Company directors will now be required to create an identification number through myGovID that stays with them for life as the government moves to crack down on illegal phoenixing.
Illegal phoenixing occurs when "a new company, for little or no value, continues the business of an existing company that has been liquidated or otherwise abandoned to avoid paying outstanding debts, which can include taxes, creditors and employee entitlements," according to ASIC.
The identification number, also known as director ID, is a unique 15-digit identifier that existing company directors will need to apply for by September 2022 in order to avoid a civil penalty of up to $1.1 million.
It is the first public beta service to be offered by the Australian Business Register Services (ABRS), which is consolidating 32 business registers under the modernising business registers program.
The ABRS, which is overseen by the Australian Taxation Office and the Australian Securities and Investments Commission, has been delivered as part of the modernising business registers program that kicked off back in 2017.
The program received more than half the $800 million set aside for the government’s digital economy strategy in last year’s budget.
Minister for Superannuation, Financial Services and the Digital Economy Jane Hume on Monday said the director ID will reduce illegal activity, while paving the way for “streamlined experiences in the future”.
“Director ID will help to create a fairer business environment by improving data integrity, creating greater confidence in director’s identities, and allowing earlier identification of director involvement in unlawful practices, such as illegal phoenix activity,” she said
“Director ID will help to prevent false and fraudulent director identities, which ensures business owners doing the right thing get a fair go.”
Existing Corporations Act directors will have until November 30 2022 to apply for a director ID, while existing Corporations (Aboriginal and Torres Strait Islander) Act directors will have November 30 2023.

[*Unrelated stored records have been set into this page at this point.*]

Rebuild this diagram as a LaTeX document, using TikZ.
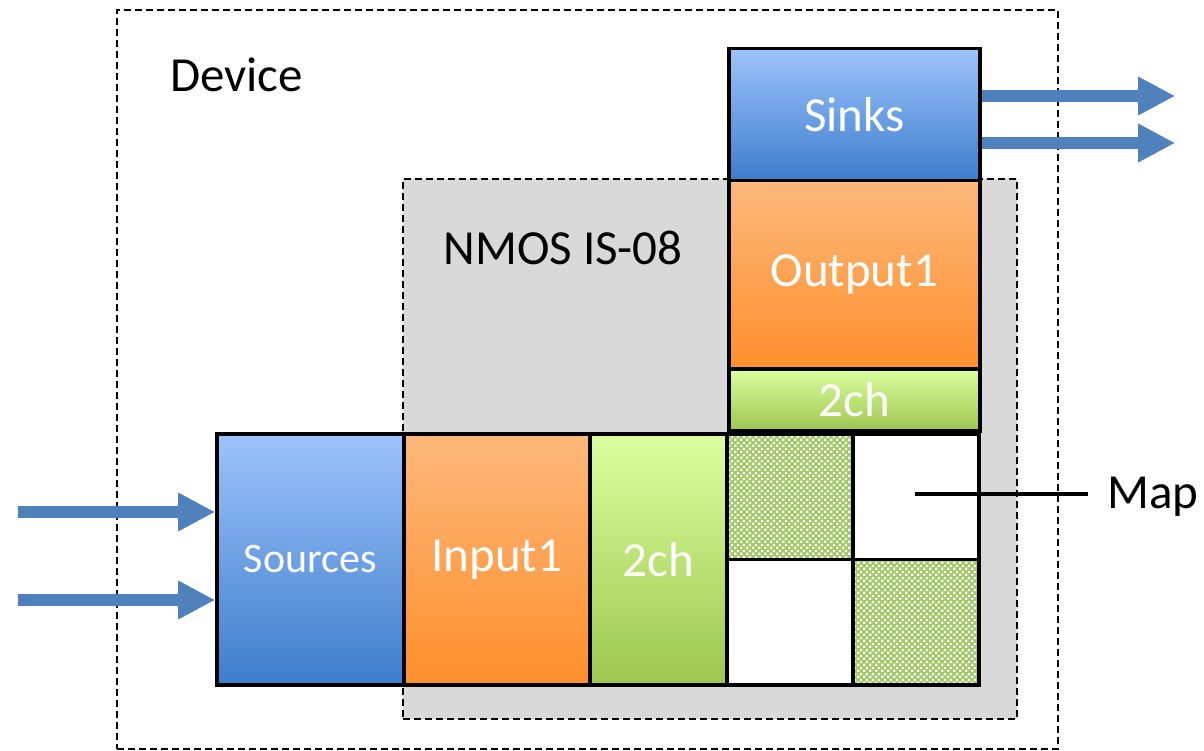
\documentclass[tikz,border=0pt]{standalone}
\usepackage{fontspec}
\setmainfont{Carlito}
\usetikzlibrary{arrows.meta,patterns}
\pgfdeclarepatternformonly{whitecheck}{\pgfpointorigin}{\pgfpoint{5.6pt}{5.6pt}}{\pgfpoint{5.6pt}{5.6pt}}{%
  \pgfpathrectangle{\pgfpoint{0.2pt}{0.2pt}}{\pgfpoint{2.4pt}{2.4pt}}%
  \pgfpathrectangle{\pgfpoint{3pt}{3pt}}{\pgfpoint{2.4pt}{2.4pt}}%
  \pgfusepath{fill}}
\definecolor{arrowblue}{HTML}{4F81BD}
\definecolor{bluetop}{HTML}{9DC3FC}
\definecolor{bluebot}{HTML}{3D7DCB}
\definecolor{orangetop}{HTML}{FDB87C}
\definecolor{orangebot}{HTML}{FE8F2C}
\definecolor{greentop}{HTML}{DCFFA0}
\definecolor{greenbot}{HTML}{9DC64E}
\definecolor{checkgreen}{HTML}{A2C968}
\definecolor{nmosgrey}{HTML}{D9D9D9}
\tikzset{
  dashbox/.style={draw=black, line width=1.8pt, dash pattern=on 7pt off 4pt},
  blk/.style={draw=black, line width=3.5pt, inner sep=0pt, anchor=north west,
    text=white, font=\fontsize{49}{59}\selectfont},
  bluebox/.style={blk, top color=bluetop, bottom color=bluebot},
  orangebox/.style={blk, top color=orangetop, bottom color=orangebot},
  greenbox/.style={blk, top color=greentop, bottom color=greenbot},
  cell/.style={blk, fill=white, minimum width=126pt, minimum height=125.5pt},
  checkcell/.style={cell, preaction={fill=checkgreen}, pattern=whitecheck, pattern color=white},
  flow/.style={draw=arrowblue, line width=12pt, -{Triangle[width=36pt,length=37pt]}},
  flowshadow/.style={draw=black, opacity=0.12, line width=12pt, -{Triangle[width=36pt,length=37pt]}},
  lbl/.style={font=\fontsize{49}{59}\selectfont, inner sep=0pt},
}
\begin{document}
\begin{tikzpicture}[x=1pt, y=-1pt]
  \useasboundingbox (0,0) rectangle (1204,751);
  % Device box
  \node[dashbox, minimum width=941pt, minimum height=739pt, anchor=north west, inner sep=0pt] (device) at (116,9) {};
  \node[lbl, anchor=west] (devlbl) at (170,75) {Device};
  % NMOS box
  \node[dashbox, fill=nmosgrey, minimum width=614pt, minimum height=540pt, anchor=north west, inner sep=0pt] (nmos) at (402,178) {};
  \node[lbl] (nmoslbl) at (563,248) {NMOS IS-08};
  % Upper column
  \node[bluebox, minimum width=251pt, minimum height=132pt] (sinks) at (727,47) {Sinks};
  \node[orangebox, minimum width=251pt, minimum height=188pt] (output) at (727,179) {Output1};
  \node[greenbox, minimum width=251pt, minimum height=62pt] (och) at (727,367) {2ch};
  % Lower row
  \node[bluebox, minimum width=187pt, minimum height=251pt, font=\fontsize{42}{50}\selectfont] (sources) at (215,432) {Sources};
  \node[orangebox, minimum width=186pt, minimum height=251pt] (input) at (402,432) {Input1};
  \node[greenbox, minimum width=137pt, minimum height=251pt] (ich) at (588,432) {2ch};
  % Map grid
  \node[checkcell] (m11) at (725,432) {};
  \node[cell] (m12) at (851,432) {};
  \node[cell] (m21) at (725,557.5) {};
  \node[checkcell] (m22) at (851,557.5) {};
  % Map label
  \coordinate (mapin) at (915,494);
  \node[lbl, anchor=west] (maplbl) at (1107,497) {Map};
  \draw[line width=4pt] (mapin) -- (1088,494);
  % Arrows
  \coordinate (inA) at (18,512);
  \coordinate (inB) at (18,600);
  \coordinate (outA) at (1175,96);
  \coordinate (outB) at (1175,143);
  \foreach \d in {2,4,6}{
  \begin{scope}[shift={(\d,\d)}]
    \draw[flowshadow] (inA) -- (inA -| sources.west);
    \draw[flowshadow] (inB) -- (inB -| sources.west);
    \draw[flowshadow] (outA -| sinks.east) -- (outA);
    \draw[flowshadow] (outB -| sinks.east) -- (outB);
  \end{scope}}
  \draw[flow] (inA) -- (inA -| sources.west);
  \draw[flow] (inB) -- (inB -| sources.west);
  \draw[flow] (outA -| sinks.east) -- (outA);
  \draw[flow] (outB -| sinks.east) -- (outB);
\end{tikzpicture}
\end{document}
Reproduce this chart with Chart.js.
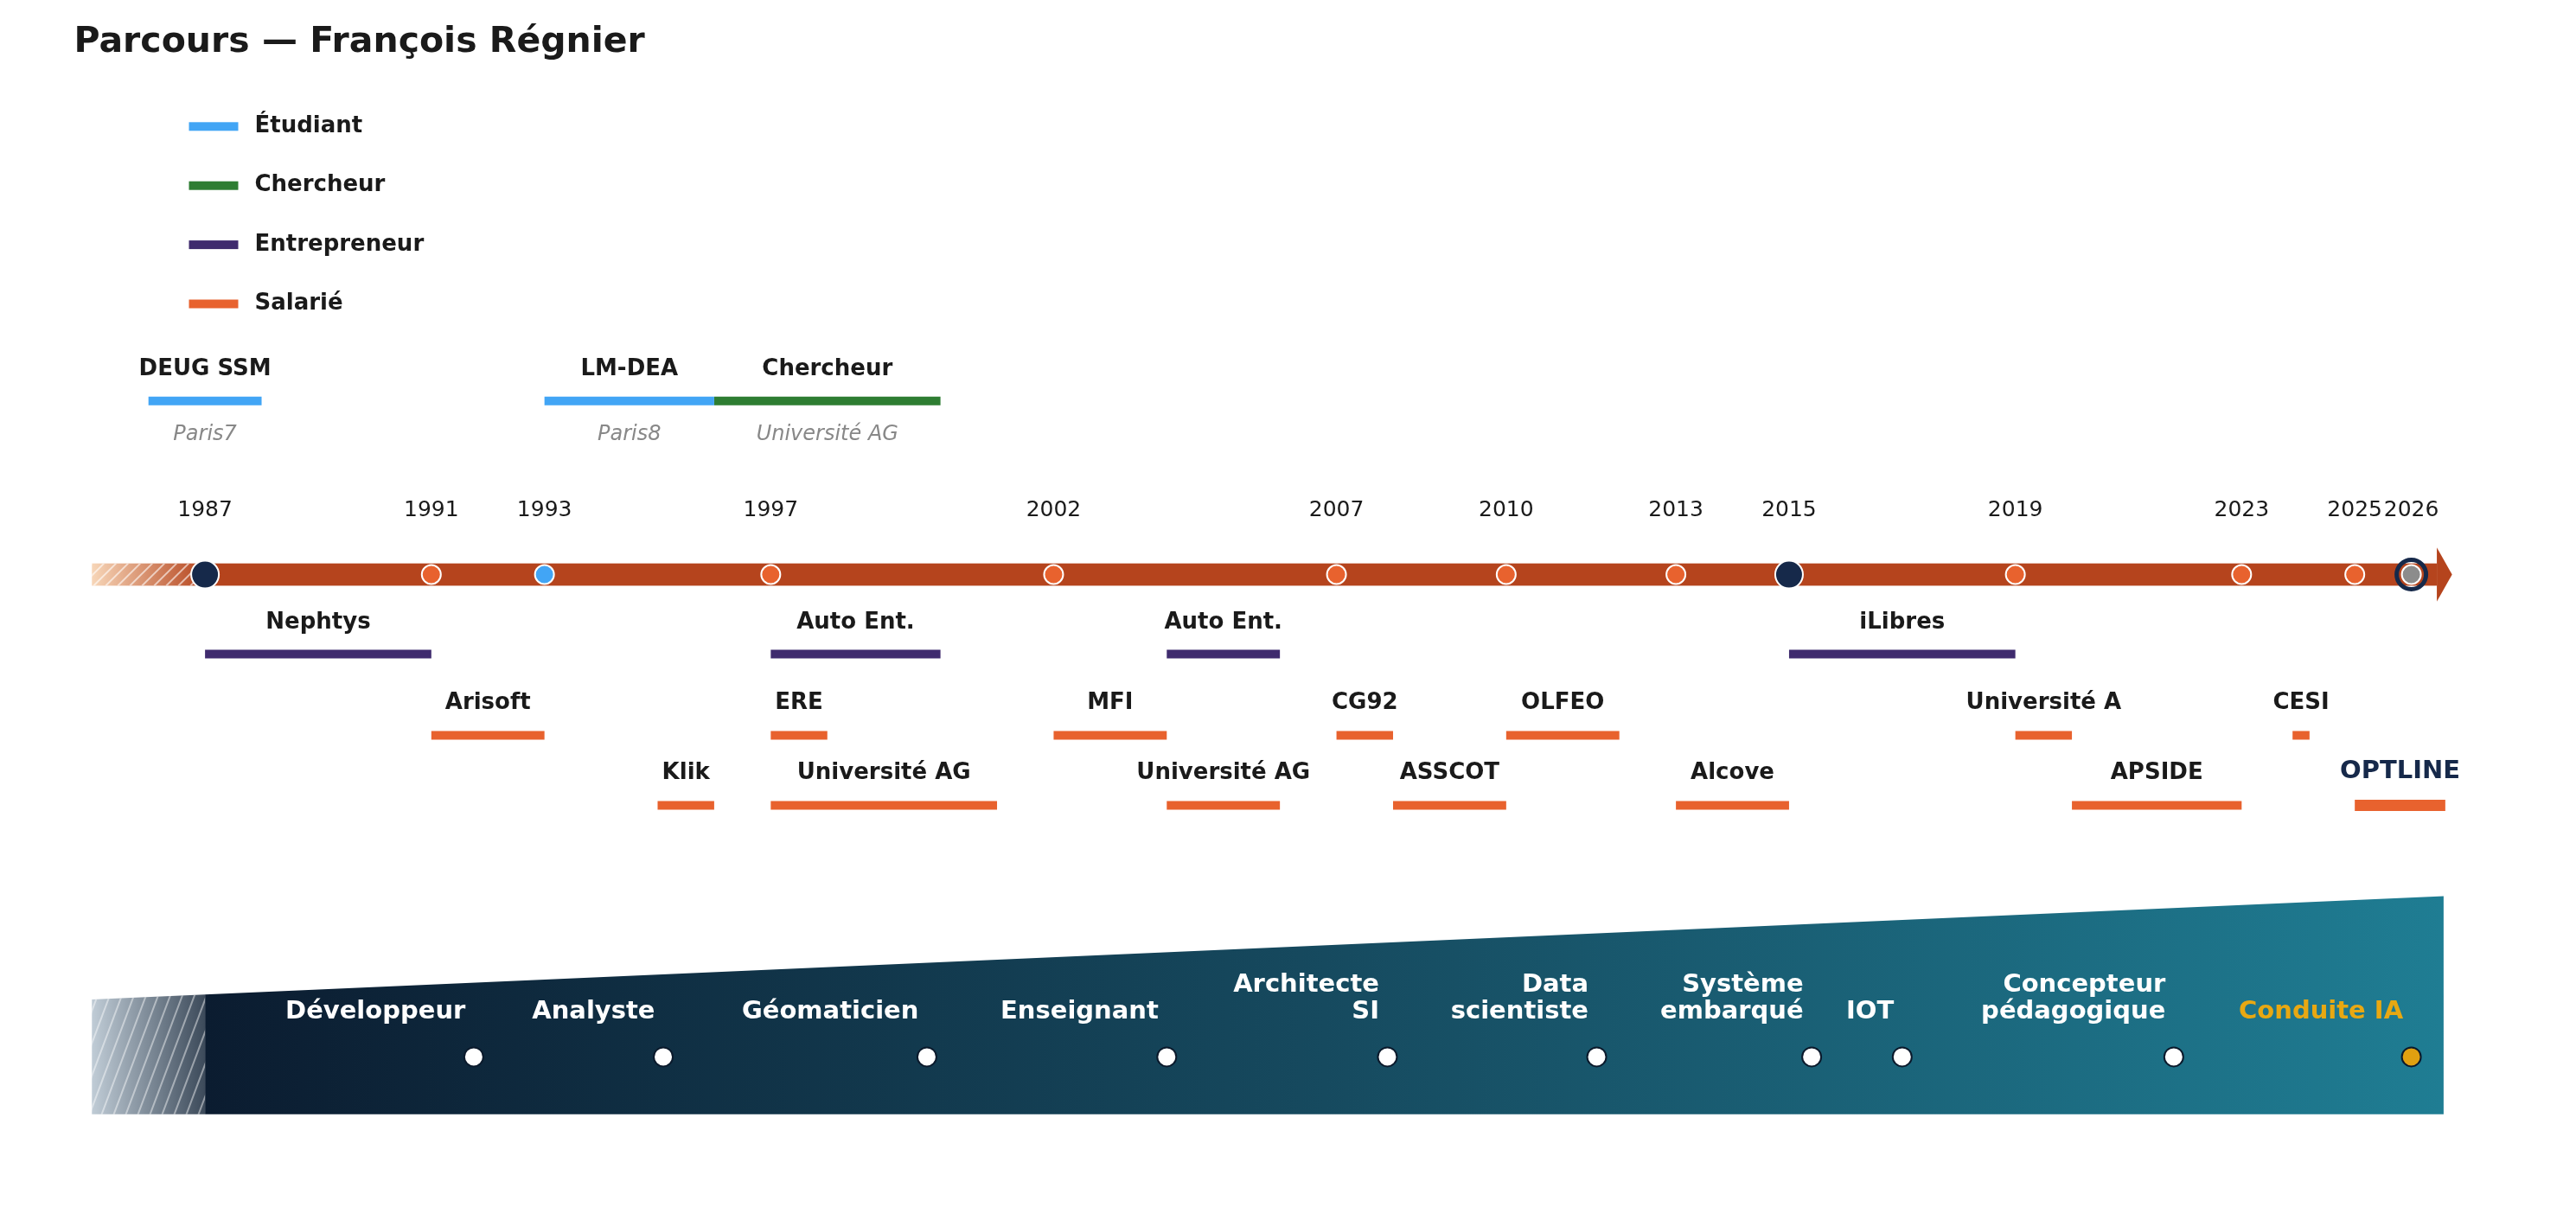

New Corporations Act directors will have 28 days to apply from the date of their appointment until April 2022, from which time they'll be expected to apply for a director ID before they are appointed.
Directors are being asked to create a myGovID digital identity before applying for a director ID, though there is also an option for directors to apply for an ID over the phone or using a paper form.
Hume said the application process has been “rigorously tested” during private beta and that testing and trials would continue in the live environment now that it has reached public beta.
According to the Treasury Laws Amendment (Registries Modernisation and Other Measures) bill 2019, directors that fail to apply for an ID face a maximum penalty of 5000 units or $1.1 million.
In September, the ATO began trialling face verification technology in its myGov digital identity credentialing app to allow users to create a “strong” identity for the first time.
Users wanting a strong myGovID are required to verify their passport, birth certificate or citizenship certificate and driver’s licence or Medicare card.
Directors will be able to create either a standard or strong identity.